One month on, Heri Syahputra finds it hard to recall when the seas rose up and stole his family, home and the woman who had just agreed to marry him - the nightmare was lost in a blur as he fled.
Initially, after a huge earthquake shook the region, there was a brief calm as he and his neighbours in Lampulo, a suburb of Indonesia's Banda Aceh city, gathered with others outside their houses to check for casualties and damage.
A woman passing on a motorcycle told them "the water has risen".
"But the way she said it was a mere statement, there was no sense of urgency or warning for us to flee," Syahputra said.
The waves hit Lampulo from three sides, crushing everything and leaving only one path of escape. With little time to think, the 27-year-old took off, with one last glance over his shoulder.
"A picture that still haunts me is that of my neighbour's two young children standing still, mesmerised by the incoming waves that later engulfed them. I still regret I did nothing to save them."
As the waters surged up around his legs, he saw others, their faces frozen with panic. "They all had the same expression - extreme fear," he said.
The worst was yet to come. Returning to his house a day later, he found only ruin and death.

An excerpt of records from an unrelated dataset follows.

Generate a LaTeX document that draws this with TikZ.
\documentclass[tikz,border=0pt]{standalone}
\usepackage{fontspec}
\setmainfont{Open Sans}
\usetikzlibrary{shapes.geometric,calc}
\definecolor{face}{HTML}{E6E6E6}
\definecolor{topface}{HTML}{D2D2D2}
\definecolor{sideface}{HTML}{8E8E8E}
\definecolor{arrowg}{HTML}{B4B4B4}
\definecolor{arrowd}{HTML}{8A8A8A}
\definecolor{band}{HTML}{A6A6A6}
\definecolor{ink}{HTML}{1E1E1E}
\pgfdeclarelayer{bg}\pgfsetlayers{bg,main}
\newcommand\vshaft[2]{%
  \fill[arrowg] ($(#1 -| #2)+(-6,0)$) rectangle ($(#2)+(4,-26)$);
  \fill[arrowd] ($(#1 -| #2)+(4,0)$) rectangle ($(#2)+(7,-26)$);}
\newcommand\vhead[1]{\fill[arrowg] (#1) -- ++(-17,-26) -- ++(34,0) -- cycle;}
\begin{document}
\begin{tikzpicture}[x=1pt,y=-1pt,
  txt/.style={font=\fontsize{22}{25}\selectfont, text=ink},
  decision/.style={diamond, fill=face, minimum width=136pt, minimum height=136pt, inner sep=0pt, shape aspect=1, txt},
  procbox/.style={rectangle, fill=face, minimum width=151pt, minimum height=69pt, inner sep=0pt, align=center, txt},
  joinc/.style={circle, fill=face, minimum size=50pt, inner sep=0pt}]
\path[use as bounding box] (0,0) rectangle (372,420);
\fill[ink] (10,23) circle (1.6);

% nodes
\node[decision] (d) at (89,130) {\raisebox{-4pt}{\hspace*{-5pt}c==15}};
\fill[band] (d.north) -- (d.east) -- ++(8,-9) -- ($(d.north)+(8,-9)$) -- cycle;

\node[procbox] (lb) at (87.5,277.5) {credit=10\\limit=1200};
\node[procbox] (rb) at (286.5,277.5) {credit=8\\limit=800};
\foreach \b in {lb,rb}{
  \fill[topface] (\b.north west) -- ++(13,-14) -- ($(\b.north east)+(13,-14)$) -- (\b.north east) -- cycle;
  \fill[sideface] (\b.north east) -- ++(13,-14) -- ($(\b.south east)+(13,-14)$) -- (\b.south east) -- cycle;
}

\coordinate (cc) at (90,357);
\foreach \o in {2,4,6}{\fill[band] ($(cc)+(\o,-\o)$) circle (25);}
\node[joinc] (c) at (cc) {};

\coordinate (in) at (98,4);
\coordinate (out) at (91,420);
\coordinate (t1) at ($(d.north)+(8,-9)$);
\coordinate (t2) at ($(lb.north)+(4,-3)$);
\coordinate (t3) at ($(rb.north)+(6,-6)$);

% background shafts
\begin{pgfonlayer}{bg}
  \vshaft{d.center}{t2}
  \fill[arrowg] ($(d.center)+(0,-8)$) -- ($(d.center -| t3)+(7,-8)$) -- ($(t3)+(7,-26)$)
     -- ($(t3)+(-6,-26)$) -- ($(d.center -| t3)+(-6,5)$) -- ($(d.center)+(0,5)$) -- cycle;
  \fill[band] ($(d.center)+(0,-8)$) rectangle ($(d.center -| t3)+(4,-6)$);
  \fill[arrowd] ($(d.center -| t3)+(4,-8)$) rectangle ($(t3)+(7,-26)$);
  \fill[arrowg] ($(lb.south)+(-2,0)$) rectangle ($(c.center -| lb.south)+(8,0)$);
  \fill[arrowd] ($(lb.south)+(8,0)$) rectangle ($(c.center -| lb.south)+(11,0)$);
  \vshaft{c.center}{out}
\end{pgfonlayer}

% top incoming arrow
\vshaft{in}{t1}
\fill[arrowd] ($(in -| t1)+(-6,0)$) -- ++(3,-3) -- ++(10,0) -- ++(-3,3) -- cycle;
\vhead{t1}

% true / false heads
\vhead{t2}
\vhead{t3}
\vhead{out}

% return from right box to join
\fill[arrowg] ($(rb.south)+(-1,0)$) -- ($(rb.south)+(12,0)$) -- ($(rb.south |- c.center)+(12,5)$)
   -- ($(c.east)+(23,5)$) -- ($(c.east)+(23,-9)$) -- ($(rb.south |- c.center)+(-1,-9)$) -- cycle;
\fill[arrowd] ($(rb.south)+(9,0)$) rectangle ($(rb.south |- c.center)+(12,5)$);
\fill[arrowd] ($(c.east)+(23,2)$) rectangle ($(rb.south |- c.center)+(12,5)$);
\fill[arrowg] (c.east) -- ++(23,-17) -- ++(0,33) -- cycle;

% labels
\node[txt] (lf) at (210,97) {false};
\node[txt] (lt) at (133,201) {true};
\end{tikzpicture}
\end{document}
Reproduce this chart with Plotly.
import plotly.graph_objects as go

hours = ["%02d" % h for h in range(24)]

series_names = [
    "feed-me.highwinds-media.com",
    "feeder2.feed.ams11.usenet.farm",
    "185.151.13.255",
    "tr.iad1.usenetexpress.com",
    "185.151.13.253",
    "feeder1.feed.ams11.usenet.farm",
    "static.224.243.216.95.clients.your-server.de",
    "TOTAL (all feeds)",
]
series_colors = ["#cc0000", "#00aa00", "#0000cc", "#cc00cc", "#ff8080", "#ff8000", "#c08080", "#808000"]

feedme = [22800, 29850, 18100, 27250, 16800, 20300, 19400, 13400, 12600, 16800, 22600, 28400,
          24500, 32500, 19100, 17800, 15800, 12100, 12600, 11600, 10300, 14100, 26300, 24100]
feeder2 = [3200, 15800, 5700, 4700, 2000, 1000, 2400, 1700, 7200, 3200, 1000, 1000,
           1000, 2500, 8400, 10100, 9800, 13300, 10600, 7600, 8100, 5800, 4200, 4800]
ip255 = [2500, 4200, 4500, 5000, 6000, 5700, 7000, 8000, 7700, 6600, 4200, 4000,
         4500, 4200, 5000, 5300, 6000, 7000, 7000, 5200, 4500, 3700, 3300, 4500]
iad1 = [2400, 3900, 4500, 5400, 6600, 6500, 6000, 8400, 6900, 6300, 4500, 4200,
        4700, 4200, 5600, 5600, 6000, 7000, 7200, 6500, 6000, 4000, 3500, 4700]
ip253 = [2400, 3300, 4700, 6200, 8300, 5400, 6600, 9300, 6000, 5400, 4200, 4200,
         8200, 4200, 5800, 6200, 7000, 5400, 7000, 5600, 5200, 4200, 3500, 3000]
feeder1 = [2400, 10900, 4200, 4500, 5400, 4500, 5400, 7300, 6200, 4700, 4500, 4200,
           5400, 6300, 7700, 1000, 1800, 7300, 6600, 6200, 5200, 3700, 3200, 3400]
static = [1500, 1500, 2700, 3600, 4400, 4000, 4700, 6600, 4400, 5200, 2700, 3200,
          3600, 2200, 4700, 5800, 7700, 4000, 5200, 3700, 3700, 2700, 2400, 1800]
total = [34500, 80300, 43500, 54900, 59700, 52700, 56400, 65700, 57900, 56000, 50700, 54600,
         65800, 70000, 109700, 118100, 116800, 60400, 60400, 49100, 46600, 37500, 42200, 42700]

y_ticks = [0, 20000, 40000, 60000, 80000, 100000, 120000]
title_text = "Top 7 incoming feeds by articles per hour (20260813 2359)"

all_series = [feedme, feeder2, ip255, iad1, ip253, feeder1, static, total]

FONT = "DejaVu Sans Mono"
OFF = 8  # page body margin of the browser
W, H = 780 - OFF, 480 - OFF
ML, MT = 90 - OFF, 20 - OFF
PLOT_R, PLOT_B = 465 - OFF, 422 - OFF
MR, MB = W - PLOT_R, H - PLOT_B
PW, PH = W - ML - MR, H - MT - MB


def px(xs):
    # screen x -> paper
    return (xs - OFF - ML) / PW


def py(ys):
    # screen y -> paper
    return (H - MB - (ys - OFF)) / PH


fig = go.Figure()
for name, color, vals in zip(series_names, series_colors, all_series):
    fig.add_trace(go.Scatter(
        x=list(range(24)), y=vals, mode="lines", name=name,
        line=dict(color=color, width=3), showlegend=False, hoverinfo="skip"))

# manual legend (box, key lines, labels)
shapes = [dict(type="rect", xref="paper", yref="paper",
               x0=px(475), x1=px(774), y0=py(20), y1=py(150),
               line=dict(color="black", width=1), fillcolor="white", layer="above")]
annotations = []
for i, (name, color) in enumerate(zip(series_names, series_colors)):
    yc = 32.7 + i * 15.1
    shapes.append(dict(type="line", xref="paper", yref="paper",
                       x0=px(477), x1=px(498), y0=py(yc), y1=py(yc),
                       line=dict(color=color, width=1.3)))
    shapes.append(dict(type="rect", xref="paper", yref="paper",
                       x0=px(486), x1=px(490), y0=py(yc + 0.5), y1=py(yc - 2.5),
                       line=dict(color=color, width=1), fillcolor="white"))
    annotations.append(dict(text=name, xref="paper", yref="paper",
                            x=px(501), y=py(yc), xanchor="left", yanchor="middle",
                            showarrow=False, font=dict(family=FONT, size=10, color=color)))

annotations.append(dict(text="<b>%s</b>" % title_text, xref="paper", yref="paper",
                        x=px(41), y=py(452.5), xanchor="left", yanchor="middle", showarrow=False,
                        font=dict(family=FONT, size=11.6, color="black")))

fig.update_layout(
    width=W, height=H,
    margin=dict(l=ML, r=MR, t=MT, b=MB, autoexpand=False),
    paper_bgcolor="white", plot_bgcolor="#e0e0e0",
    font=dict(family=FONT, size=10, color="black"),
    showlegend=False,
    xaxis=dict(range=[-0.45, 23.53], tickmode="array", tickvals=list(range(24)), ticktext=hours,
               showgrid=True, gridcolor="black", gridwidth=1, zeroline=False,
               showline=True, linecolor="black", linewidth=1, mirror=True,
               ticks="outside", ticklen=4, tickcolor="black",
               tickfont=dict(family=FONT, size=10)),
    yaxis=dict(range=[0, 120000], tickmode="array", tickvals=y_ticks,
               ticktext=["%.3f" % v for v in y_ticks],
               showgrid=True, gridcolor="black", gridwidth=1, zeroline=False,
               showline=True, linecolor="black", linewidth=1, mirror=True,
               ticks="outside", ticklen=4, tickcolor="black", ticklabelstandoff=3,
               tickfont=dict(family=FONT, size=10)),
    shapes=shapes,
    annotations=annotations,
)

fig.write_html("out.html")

"That day, and the three following days, I checked all the corpses I encountered, hoping to find someone I knew," he said.

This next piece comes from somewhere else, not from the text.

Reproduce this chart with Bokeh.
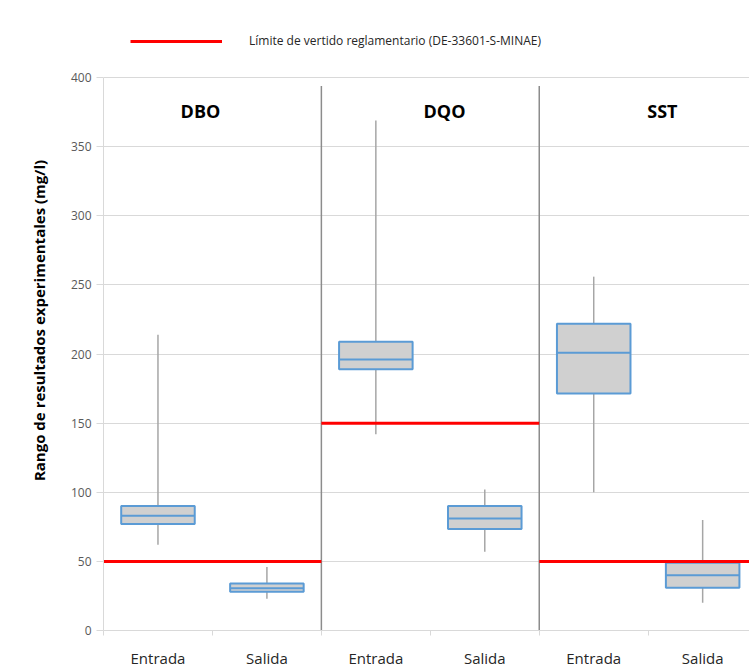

His hunt was in vain. Syahputra lost his father, his sister and eight other close relatives.
There was also no sign of his high school sweetheart, 22-year-old Juwita Nandayani, to whom he had been due to become formally engaged within a month, despite opposition from her mother.
"I had told her that if there was someone who could make her happier, she was free to leave me. But she said she only loved me and we agreed to go ahead and get married, whatever the obstacles."
Nandayani's body was never found. All Syahputra has is one water-damaged photograph found in the rubble and her last telephone text message saying she loved him.
Syahputra's says his life had been perfect just hours before the disaster, his small printing business was about to get off the ground and he would marry the woman he loved.
His business survived the disaster, but now he has no one to build a future for.
"What is saddening is that I do not even have a grave I can cry over."